### Raw data
☆ ☆ ☆ ☆ ☆ ☆ ☆

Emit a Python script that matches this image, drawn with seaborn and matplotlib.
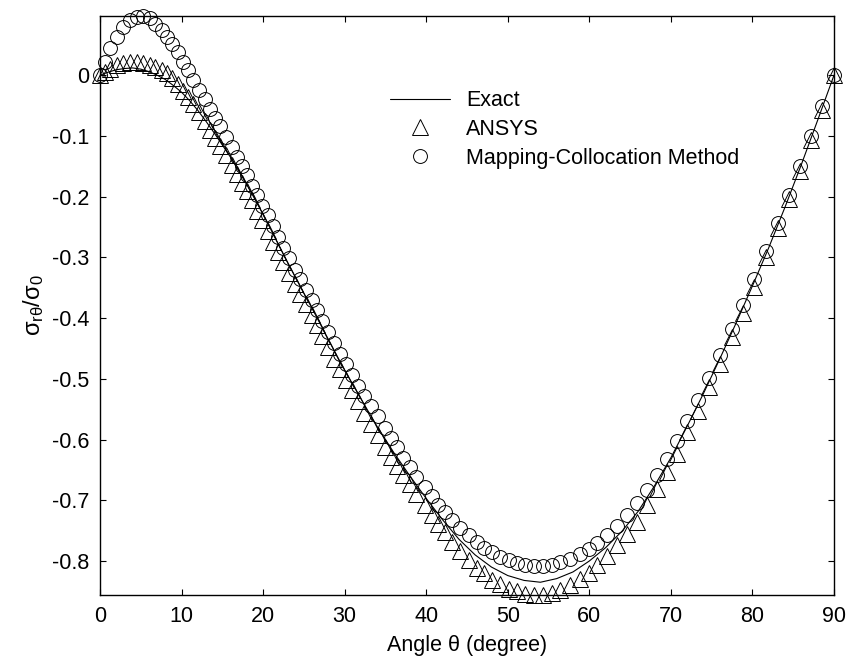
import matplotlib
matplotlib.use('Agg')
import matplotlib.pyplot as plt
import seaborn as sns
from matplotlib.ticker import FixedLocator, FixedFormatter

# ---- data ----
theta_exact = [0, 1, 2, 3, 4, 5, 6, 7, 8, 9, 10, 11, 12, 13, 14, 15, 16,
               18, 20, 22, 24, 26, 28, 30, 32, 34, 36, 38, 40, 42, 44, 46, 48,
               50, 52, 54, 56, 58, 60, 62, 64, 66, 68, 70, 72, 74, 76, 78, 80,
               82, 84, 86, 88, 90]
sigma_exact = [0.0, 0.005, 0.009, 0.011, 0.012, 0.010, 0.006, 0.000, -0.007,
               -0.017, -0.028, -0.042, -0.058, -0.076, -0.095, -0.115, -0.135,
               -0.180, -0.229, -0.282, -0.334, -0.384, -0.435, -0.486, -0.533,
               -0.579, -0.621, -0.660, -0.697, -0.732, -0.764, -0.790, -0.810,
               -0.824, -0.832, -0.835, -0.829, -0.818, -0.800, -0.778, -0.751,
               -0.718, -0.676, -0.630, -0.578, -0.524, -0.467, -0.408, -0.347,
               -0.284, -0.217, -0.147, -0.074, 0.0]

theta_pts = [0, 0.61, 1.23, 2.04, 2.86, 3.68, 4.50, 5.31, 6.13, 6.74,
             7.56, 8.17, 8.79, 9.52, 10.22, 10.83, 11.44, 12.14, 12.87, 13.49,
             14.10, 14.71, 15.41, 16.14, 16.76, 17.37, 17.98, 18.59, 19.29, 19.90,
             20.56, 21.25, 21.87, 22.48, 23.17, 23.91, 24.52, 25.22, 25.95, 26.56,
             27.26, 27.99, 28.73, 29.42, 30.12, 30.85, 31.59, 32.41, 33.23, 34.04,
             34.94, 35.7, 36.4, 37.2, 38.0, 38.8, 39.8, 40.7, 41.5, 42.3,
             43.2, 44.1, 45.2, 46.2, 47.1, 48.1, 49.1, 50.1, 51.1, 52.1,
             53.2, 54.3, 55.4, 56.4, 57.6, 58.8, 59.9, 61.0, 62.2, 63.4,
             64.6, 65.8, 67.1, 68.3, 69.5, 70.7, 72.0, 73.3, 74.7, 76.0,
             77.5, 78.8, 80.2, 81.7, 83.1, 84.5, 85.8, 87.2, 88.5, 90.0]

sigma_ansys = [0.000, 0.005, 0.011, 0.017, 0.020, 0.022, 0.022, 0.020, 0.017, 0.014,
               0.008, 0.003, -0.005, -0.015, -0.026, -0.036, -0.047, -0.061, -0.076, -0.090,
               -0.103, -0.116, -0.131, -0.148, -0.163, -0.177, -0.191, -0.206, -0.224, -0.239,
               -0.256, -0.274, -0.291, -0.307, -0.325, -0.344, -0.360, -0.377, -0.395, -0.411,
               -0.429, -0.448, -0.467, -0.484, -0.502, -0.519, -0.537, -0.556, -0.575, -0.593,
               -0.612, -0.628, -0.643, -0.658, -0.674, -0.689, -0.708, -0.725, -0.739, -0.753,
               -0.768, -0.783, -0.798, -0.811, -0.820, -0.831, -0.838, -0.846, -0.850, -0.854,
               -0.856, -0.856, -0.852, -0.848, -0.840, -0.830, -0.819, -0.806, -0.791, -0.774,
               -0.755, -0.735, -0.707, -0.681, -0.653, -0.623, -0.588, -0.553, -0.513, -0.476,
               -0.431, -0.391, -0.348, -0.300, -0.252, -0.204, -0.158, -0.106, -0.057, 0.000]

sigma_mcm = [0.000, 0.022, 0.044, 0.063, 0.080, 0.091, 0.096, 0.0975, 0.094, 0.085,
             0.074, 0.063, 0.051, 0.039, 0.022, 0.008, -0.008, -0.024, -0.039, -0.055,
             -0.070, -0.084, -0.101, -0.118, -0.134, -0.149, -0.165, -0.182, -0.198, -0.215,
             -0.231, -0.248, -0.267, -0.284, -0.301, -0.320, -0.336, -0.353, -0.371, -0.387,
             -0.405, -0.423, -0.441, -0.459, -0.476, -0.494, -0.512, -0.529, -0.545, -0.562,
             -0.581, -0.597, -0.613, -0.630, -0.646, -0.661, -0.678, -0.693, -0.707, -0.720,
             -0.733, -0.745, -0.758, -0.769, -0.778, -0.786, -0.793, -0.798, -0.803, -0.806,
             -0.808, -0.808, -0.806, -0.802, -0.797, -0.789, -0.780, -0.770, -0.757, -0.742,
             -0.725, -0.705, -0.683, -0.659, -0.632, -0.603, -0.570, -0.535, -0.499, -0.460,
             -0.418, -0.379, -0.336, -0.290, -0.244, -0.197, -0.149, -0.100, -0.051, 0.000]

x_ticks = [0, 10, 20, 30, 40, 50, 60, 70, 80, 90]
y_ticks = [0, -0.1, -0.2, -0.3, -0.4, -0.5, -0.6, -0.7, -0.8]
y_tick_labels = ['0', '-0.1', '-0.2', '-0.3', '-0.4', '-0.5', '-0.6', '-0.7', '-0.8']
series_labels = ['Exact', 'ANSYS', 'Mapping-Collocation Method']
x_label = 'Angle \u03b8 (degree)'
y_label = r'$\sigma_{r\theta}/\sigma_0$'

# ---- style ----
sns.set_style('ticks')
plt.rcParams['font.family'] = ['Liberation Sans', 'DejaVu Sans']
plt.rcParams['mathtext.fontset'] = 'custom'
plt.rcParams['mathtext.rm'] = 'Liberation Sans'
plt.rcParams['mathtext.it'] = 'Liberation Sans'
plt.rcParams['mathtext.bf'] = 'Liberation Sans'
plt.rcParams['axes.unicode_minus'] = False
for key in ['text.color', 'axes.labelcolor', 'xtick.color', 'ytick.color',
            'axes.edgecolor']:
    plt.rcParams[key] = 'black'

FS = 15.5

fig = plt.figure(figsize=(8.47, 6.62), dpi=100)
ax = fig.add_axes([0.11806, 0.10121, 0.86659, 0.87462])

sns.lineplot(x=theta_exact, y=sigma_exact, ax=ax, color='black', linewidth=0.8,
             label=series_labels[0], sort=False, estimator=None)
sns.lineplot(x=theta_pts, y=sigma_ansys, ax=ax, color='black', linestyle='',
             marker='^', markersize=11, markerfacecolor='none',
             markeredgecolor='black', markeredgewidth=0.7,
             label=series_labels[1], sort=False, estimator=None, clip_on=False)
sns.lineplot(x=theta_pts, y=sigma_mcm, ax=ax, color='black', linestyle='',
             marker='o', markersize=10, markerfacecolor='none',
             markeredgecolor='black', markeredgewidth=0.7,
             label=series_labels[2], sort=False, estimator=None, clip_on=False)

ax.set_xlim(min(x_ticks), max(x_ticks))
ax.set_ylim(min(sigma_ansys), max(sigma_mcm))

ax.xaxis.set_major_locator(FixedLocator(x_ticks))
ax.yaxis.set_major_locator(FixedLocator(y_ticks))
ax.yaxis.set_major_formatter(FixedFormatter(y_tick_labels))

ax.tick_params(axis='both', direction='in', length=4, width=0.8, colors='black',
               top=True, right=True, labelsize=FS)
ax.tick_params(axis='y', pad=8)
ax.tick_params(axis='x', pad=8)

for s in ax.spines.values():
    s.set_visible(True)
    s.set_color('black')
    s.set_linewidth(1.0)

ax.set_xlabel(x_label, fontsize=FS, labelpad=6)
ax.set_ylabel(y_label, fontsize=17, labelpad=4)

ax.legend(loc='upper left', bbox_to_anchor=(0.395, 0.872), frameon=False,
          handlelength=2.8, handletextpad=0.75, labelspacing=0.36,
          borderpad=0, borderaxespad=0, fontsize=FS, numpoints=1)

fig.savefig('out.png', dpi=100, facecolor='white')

☆ ☆ ☆ ☆ ☆ ☆ ☆

Pictures are excluded: retype only the lines from the beginning of the listing above through the line with "from matplotlib.ticker import", both included.

Emit a Python script that matches this image, drawn with seaborn and matplotlib.
import matplotlib
matplotlib.use('Agg')
import matplotlib.pyplot as plt
import seaborn as sns
from matplotlib.ticker import FixedLocator, FixedFormatter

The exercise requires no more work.